No STJ, a Segunda Seção - responsável pela formação de teses no Direito Privado - já encaminha para fixar a tese sobre a validade de cláusula contratual de plano de saúde coletivo que prevê reajuste por faixa etária, assim como a quem cabe o ônus da prova da base atuarial do reajuste. O caso estava na pauta desta quarta-feira (9), mas acabou não sendo julgado.
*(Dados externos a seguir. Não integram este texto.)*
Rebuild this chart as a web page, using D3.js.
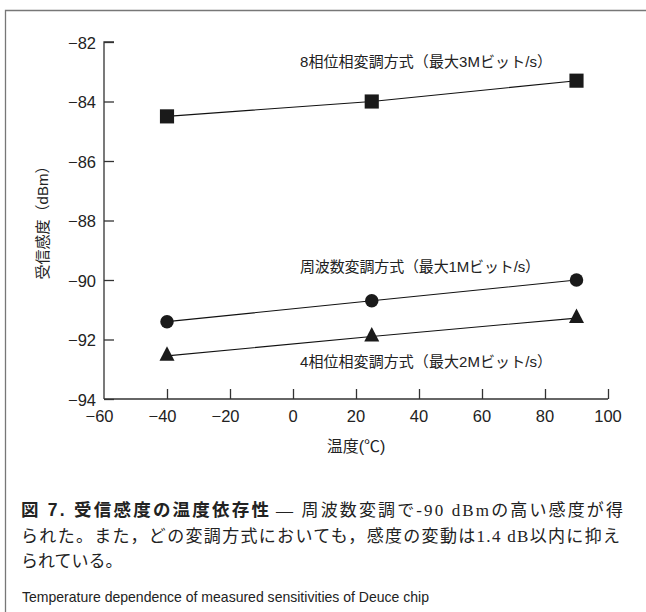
<!DOCTYPE html>
<html lang="ja">
<head>
<meta charset="utf-8">
<title>受信感度の温度依存性</title>
<script src="https://d3js.org/d3.v7.min.js"></script>
<style>
  body { margin: 0; background: #fff; }
  svg text { fill: #222; }
  .sans { font-family: "Liberation Sans", "Noto Sans CJK JP", sans-serif; }
  .serif { font-family: "Liberation Serif", "DejaVu Serif", "Noto Sans CJK JP", serif; }
</style>
</head>
<body>
<div id="chart"></div>
<script>
// temperatures (°C)
var temps = [-40, 25, 90];
// sensitivities (dBm)
var psk8 = [-84.5, -84.0, -83.3];
var fsk = [-91.4, -90.7, -90.0];
var psk4 = [-92.55, -91.9, -91.28];

var seriesNames = [
  "8相位相変調方式（最大3Mビット/s）",
  "周波数変調方式（最大1Mビット/s）",
  "4相位相変調方式（最大2Mビット/s）"
];
var xTicks = [-60, -40, -20, 0, 20, 40, 60, 80, 100];
var yTicks = [-82, -84, -86, -88, -90, -92, -94];

var W = 646, H = 612;
var svg = d3.select("#chart").append("svg")
  .attr("width", W).attr("height", H);

// frame
svg.append("path")
  .attr("d", "M5.5," + H + "V10.5H" + W)
  .attr("fill", "none").attr("stroke", "#777").attr("stroke-width", 1.3);

var x = d3.scaleLinear().domain([-60, 100]).range([104, 608]);
var y = d3.scaleLinear().domain([-94, -82]).range([399, 42]);

var fmt = function(d) { return String(d).replace("-", "\u2212"); };

// y axis, ticks pointing inward
var gy = svg.append("g").attr("transform", "translate(" + x(-60) + ",0)")
  .call(d3.axisRight(y).tickValues(yTicks).tickSize(10).tickFormat(""));
gy.select(".domain").attr("d", "M10," + y(-82) + "H0V" + y(-94));
gy.selectAll("line, path").attr("stroke", "#333").attr("stroke-width", 1.3);
yTicks.forEach(function(t) {
  svg.append("text").attr("class", "sans")
    .attr("x", 96).attr("y", y(t) + 1).attr("dy", "0.35em")
    .attr("text-anchor", "end").attr("font-size", 16.5)
    .text(fmt(t));
});

// x axis, ticks pointing up
var gx = svg.append("g").attr("transform", "translate(0," + y(-94) + ")")
  .call(d3.axisTop(x).tickValues(xTicks.slice(1)).tickSize(10).tickFormat(""));
gx.select(".domain").attr("d", "M" + x(-60) + ",0H" + x(100));
gx.selectAll("line, path").attr("stroke", "#333").attr("stroke-width", 1.3);
xTicks.forEach(function(t) {
  svg.append("text").attr("class", "sans")
    .attr("x", x(t) - (t < 0 ? 4.5 : 0)).attr("y", 416).attr("dy", "0.35em")
    .attr("text-anchor", "middle").attr("font-size", 16.5)
    .text(fmt(t));
});

// axis titles
svg.append("text").attr("class", "sans")
  .attr("x", 356).attr("y", 446).attr("dy", "0.35em")
  .attr("text-anchor", "middle").attr("font-size", 16)
  .text("温度(℃)");
svg.append("text").attr("class", "sans")
  .attr("transform", "translate(43,219) rotate(-90)")
  .attr("dy", "0.35em")
  .attr("text-anchor", "middle").attr("font-size", 15)
  .text("受信感度（dBm）");

var line = d3.line().x(function(d) { return x(d[0]); }).y(function(d) { return y(d[1]); });
var series = [psk8, fsk, psk4];
var triangle = "M0,-9.6L7.5,4.9L-7.5,4.9Z";
var markers = [
  d3.symbol().type(d3.symbolSquare).size(200)(),
  d3.symbol().type(d3.symbolCircle).size(143)(),
  triangle
];

series.forEach(function(vals, i) {
  var pts = temps.map(function(t, j) { return [t, vals[j]]; });
  svg.append("path").attr("d", line(pts))
    .attr("fill", "none").attr("stroke", "#111").attr("stroke-width", 1.1);
  svg.selectAll(null).data(pts).enter().append("path")
    .attr("transform", function(d) { return "translate(" + x(d[0]) + "," + y(d[1]) + ")"; })
    .attr("d", markers[i])
    .attr("fill", "#1a1a1a");
});

// series labels
var labelPos = [[300, 62, 252], [300, 267, 240], [300, 362, 252]];
seriesNames.forEach(function(s, i) {
  svg.append("text").attr("class", "sans")
    .attr("x", labelPos[i][0]).attr("y", labelPos[i][1]).attr("dy", "0.35em")
    .attr("font-size", 15)
    .attr("textLength", labelPos[i][2]).attr("lengthAdjust", "spacing")
    .text(s);
});

// caption
svg.append("text").attr("class", "sans").attr("font-weight", "bold")
  .attr("x", 21).attr("y", 516).attr("font-size", 17.5)
  .attr("textLength", 248).attr("lengthAdjust", "spacing")
  .text("図 7.  受信感度の温度依存性");
svg.append("text").attr("class", "serif")
  .attr("x", 276).attr("y", 516).attr("font-size", 17)
  .attr("textLength", 347).attr("lengthAdjust", "spacing")
  .text("— 周波数変調で-90 dBmの高い感度が得");
svg.append("text").attr("class", "serif").attr("x", 21).attr("y", 542).attr("font-size", 17)
  .attr("textLength", 599).attr("lengthAdjust", "spacing")
  .text("られた。また，どの変調方式においても，感度の変動は1.4 dB以内に抑え");
svg.append("text").attr("class", "serif").attr("x", 21).attr("y", 567).attr("font-size", 17)
  .text("られている。");
svg.append("text").attr("class", "sans").attr("x", 22).attr("y", 602).attr("font-size", 15)
  .attr("textLength", 407).attr("lengthAdjust", "spacingAndGlyphs")
  .text("Temperature dependence of measured sensitivities of Deuce chip");
</script>
</body>
</html>
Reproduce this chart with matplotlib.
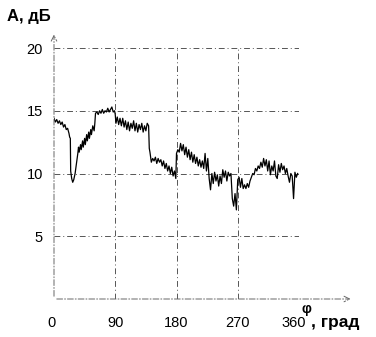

Também se espera que os dez ministros da corte cheguem a uma conclusão sobre o funcionamento do rol de procedimentos da ANS (Agência Nacional de Saúde Suplementar). No que é considerado o caso mais importante a ser discutido em saúde na corte, os magistrados deverão definir se a lista de procedimentos da agência reguladora é taxativa, devendo ser cumprida como está, ou exemplificativa, permitindo que as operadoras não permitam alguns procedimentos básicos. No momento, o caso segue sem inclusão de pauta em 2022.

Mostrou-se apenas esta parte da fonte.